Simplify administration of tests by eliminating the conflict of interest
The rules and procedures that schools have to follow for administering the tests are beyond belief. Visit your local school and ask to see the printed guidelines. You won't have time to read them, and you may not even have time to count the pages. Just weigh them on a bathroom scale.
The reason for many of these rules is because there is a truly awful design decision in the administration of the tests. The people who have the most at stake (the teachers and the school officials) are the ones who are asked to administer the test. This is a massive conflict of interest. And if you believe, as I do, that incentive systems do affect how people behave, then you see that there is a terrible opportunity for test administrators helping students cheat on the tests.

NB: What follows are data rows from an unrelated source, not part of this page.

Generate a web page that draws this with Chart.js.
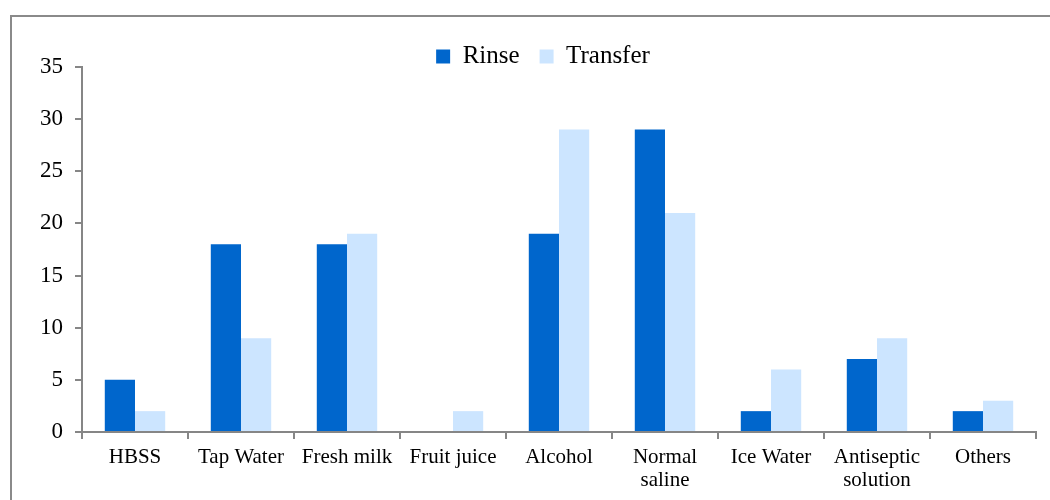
<!DOCTYPE html>
<html>
<head>
<meta charset="utf-8">
<script src="https://cdn.jsdelivr.net/npm/chart.js@4"></script>
<style>
  html, body { margin: 0; padding: 0; background: #fff; }
  #wrap { position: relative; width: 1050px; height: 500px; }
</style>
</head>
<body>
<div id="wrap"><canvas id="chart" width="1050" height="500"></canvas></div>
<script>
// categories and series
const categories = ['HBSS', 'Tap Water', 'Fresh milk', 'Fruit juice', 'Alcohol',
                    ['Normal', 'saline'], 'Ice Water', ['Antiseptic', 'solution'], 'Others'];
const rinse    = [5, 18, 18, 0, 19, 29, 2, 7, 2];
const transfer = [2, 9, 19, 2, 29, 21, 6, 9, 3];
const yTicks   = { min: 0, max: 35, step: 5 };

const axisColor  = '#868686';
const textColor  = '#000';
const fontFamily = "'Liberation Serif', 'Times New Roman', serif";

Chart.defaults.font.family = fontFamily;
Chart.defaults.color = textColor;

// grey frame on the left and top, like the pasted office chart
const framePlugin = {
    id: 'frame',
    beforeDraw(chart) {
        const ctx = chart.ctx;
        ctx.save();
        ctx.strokeStyle = '#8a8a8a';
        ctx.lineWidth = 2;
        ctx.beginPath();
        ctx.moveTo(11, 500);
        ctx.lineTo(11, 16);
        ctx.lineTo(1050, 16);
        ctx.stroke();
        ctx.restore();
    }
};

// legend sits a bit right of the canvas centre in the original
const legendShift = {
    id: 'legendShift',
    afterLayout(chart) {
        chart.legend.left += 25;
        chart.legend.right += 25;
    }
};

new Chart(document.getElementById('chart'), {
    type: 'bar',
    data: {
        labels: categories,
        datasets: [
            { label: 'Rinse',    data: rinse,    backgroundColor: '#0066CC' },
            { label: 'Transfer', data: transfer, backgroundColor: '#CCE5FF' }
        ]
    },
    options: {
        responsive: false,
        animation: false,
        categoryPercentage: 0.57,
        barPercentage: 1.0,
        layout: { padding: { left: 0, right: 14, top: 24, bottom: 0 } },
        plugins: {
            legend: {
                position: 'top',
                maxHeight: 43,
                labels: {
                    boxWidth: 14,
                    boxHeight: 14,
                    padding: 20,
                    color: textColor,
                    font: { size: 25 }
                }
            },
            tooltip: { enabled: false }
        },
        scales: {
            x: {
                grid: { drawOnChartArea: false, color: axisColor, lineWidth: 2, tickLength: 7, offset: true },
                border: { color: axisColor, width: 2 },
                ticks: { color: textColor, font: { size: 21, lineHeight: 1.1 }, maxRotation: 0, autoSkip: false, padding: 7 },
                afterFit: s => { s.height = 68; }
            },
            y: {
                min: yTicks.min,
                max: yTicks.max,
                grid: { drawOnChartArea: false, color: axisColor, lineWidth: 2, tickLength: 7 },
                border: { color: axisColor, width: 2 },
                ticks: { stepSize: yTicks.step, color: textColor, font: { size: 23 }, padding: 12 },
                afterFit: s => { s.width = 82; }
            }
        }
    },
    plugins: [framePlugin, legendShift]
});
</script>
</body>
</html>
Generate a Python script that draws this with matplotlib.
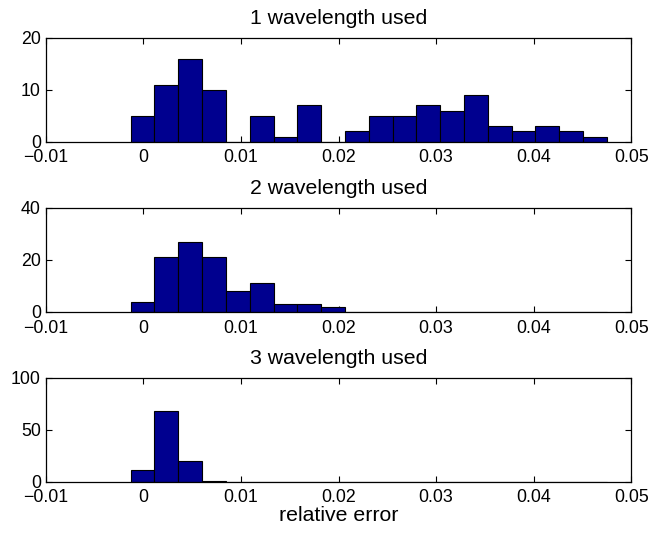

Of course I believe that most teachers are honest, but I also lock my car even though I think that most people wouldn't steal it. If you ask any teacher about cheating on these tests they will of course tell you that it doesn't happen in their school, but they will also be familiar with some terrible abuses in other schools or districts. We have set up a systematic administrative conflict of interest and so add boatloads of Band-Aids to cover a wound that is wider than a church door and deeper than a well.
The entire administration of these non-pedagogical exams could be simplified if we had them administered by some third party.
I will try to expand on these thoughts and fill in many of the blanks in further posts. But at this point, I should just upload this one even though it fall far short of what I had hoped for it.